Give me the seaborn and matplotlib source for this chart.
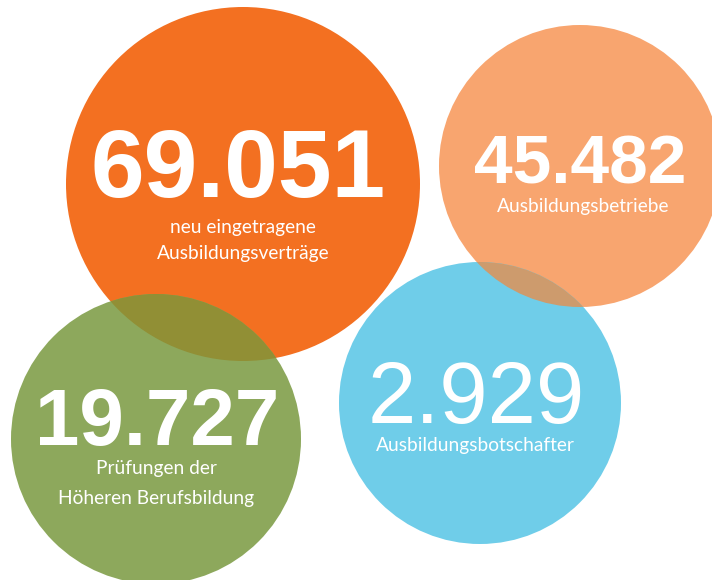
import matplotlib
matplotlib.use("Agg")
import matplotlib.pyplot as plt
from matplotlib.patches import Circle
import seaborn as sns

# ---- data ----
values = [69051, 45482, 19727, 2929]
labels = [
    "neu eingetragene\nAusbildungsverträge",
    "Ausbildungsbetriebe",
    "Prüfungen der\nHöheren Berufsbildung",
    "Ausbildungsbotschafter",
]

# ---- layout (pixels) ----
cx = [243, 580, 156, 480]
cy = [184, 166, 439, 403]
rad = [177, 141, 145, 141]
colors = ["#F37021", "#F8A56F", "#8DA85C", "#6FCDE9"]
num_x = [238, 580, 157, 476]
num_base = [197, 184, 445, 423]
num_size = [69.5, 50, 57.5, 62.5]
num_weight = ["bold", "bold", "bold", "normal"]
lab_base = [[233, 259], [212], [474, 504], [451]]
lab_x = [243, 583, 156, 475]
lab_size = 13.8
overlaps = [(0, 2, "#918F35"), (1, 3, "#CD9B6D")]

sns.set_theme(style="white")
plt.rcParams["font.family"] = ["Liberation Sans", "DejaVu Sans"]

fig = plt.figure(figsize=(7.12, 5.80), dpi=100)
ax = fig.add_axes([0, 0, 1, 1])
ax.set_xlim(0, 712)
ax.set_ylim(580, 0)
ax.set_aspect("equal")
ax.axis("off")

patches = []
for i in range(len(values)):
    c = Circle((cx[i], cy[i]), rad[i], facecolor=colors[i], edgecolor="none", zorder=1)
    ax.add_patch(c)
    patches.append(c)

for a, b, col in overlaps:
    ov = Circle((cx[b], cy[b]), rad[b], facecolor=col, edgecolor="none", zorder=2)
    ax.add_patch(ov)
    ov.set_clip_path(patches[a])

for i, v in enumerate(values):
    txt = f"{v:,}".replace(",", ".")
    ax.text(num_x[i], num_base[i], txt, ha="center", va="baseline", color="white",
            fontsize=num_size[i], fontweight=num_weight[i],
            family=["Liberation Sans", "DejaVu Sans"], zorder=5)
    for line, yb in zip(labels[i].split("\n"), lab_base[i]):
        ax.text(lab_x[i], yb, line, ha="center", va="baseline", color="white",
                fontsize=lab_size, fontweight="normal",
                family=["Lato", "Liberation Sans", "DejaVu Sans"], zorder=5)

fig.savefig("out.png", dpi=100)
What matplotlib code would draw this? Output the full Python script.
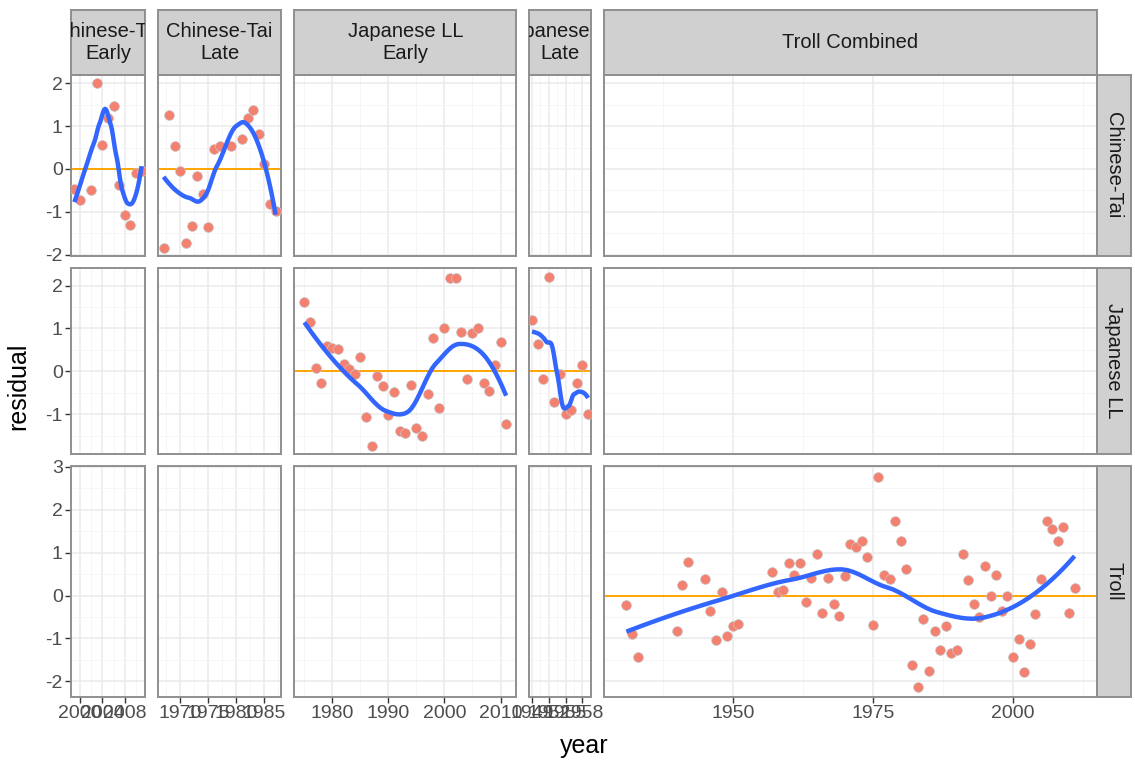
******************************
**REQUIRED WORK**
Copy the listing in full and without alteration, omitting every picture.

**CORRECT RESPONSE**
Give me the seaborn and matplotlib source for this chart.
import matplotlib
matplotlib.use("Agg")
import matplotlib.pyplot as plt
from matplotlib.patches import Circle
import seaborn as sns

# ---- data ----
values = [69051, 45482, 19727, 2929]
labels = [
    "neu eingetragene\nAusbildungsverträge",
    "Ausbildungsbetriebe",
    "Prüfungen der\nHöheren Berufsbildung",
    "Ausbildungsbotschafter",
]

# ---- layout (pixels) ----
cx = [243, 580, 156, 480]
cy = [184, 166, 439, 403]
rad = [177, 141, 145, 141]
colors = ["#F37021", "#F8A56F", "#8DA85C", "#6FCDE9"]
num_x = [238, 580, 157, 476]
num_base = [197, 184, 445, 423]
num_size = [69.5, 50, 57.5, 62.5]
num_weight = ["bold", "bold", "bold", "normal"]
lab_base = [[233, 259], [212], [474, 504], [451]]
lab_x = [243, 583, 156, 475]
lab_size = 13.8
overlaps = [(0, 2, "#918F35"), (1, 3, "#CD9B6D")]

sns.set_theme(style="white")
plt.rcParams["font.family"] = ["Liberation Sans", "DejaVu Sans"]

fig = plt.figure(figsize=(7.12, 5.80), dpi=100)
ax = fig.add_axes([0, 0, 1, 1])
ax.set_xlim(0, 712)
ax.set_ylim(580, 0)
ax.set_aspect("equal")
ax.axis("off")

patches = []
for i in range(len(values)):
    c = Circle((cx[i], cy[i]), rad[i], facecolor=colors[i], edgecolor="none", zorder=1)
    ax.add_patch(c)
    patches.append(c)

for a, b, col in overlaps:
    ov = Circle((cx[b], cy[b]), rad[b], facecolor=col, edgecolor="none", zorder=2)
    ax.add_patch(ov)
    ov.set_clip_path(patches[a])

for i, v in enumerate(values):
    txt = f"{v:,}".replace(",", ".")
    ax.text(num_x[i], num_base[i], txt, ha="center", va="baseline", color="white",
            fontsize=num_size[i], fontweight=num_weight[i],
            family=["Liberation Sans", "DejaVu Sans"], zorder=5)
    for line, yb in zip(labels[i].split("\n"), lab_base[i]):
        ax.text(lab_x[i], yb, line, ha="center", va="baseline", color="white",
                fontsize=lab_size, fontweight="normal",
                family=["Lato", "Liberation Sans", "DejaVu Sans"], zorder=5)

fig.savefig("out.png", dpi=100)
What matplotlib code would draw this? Output the full Python script.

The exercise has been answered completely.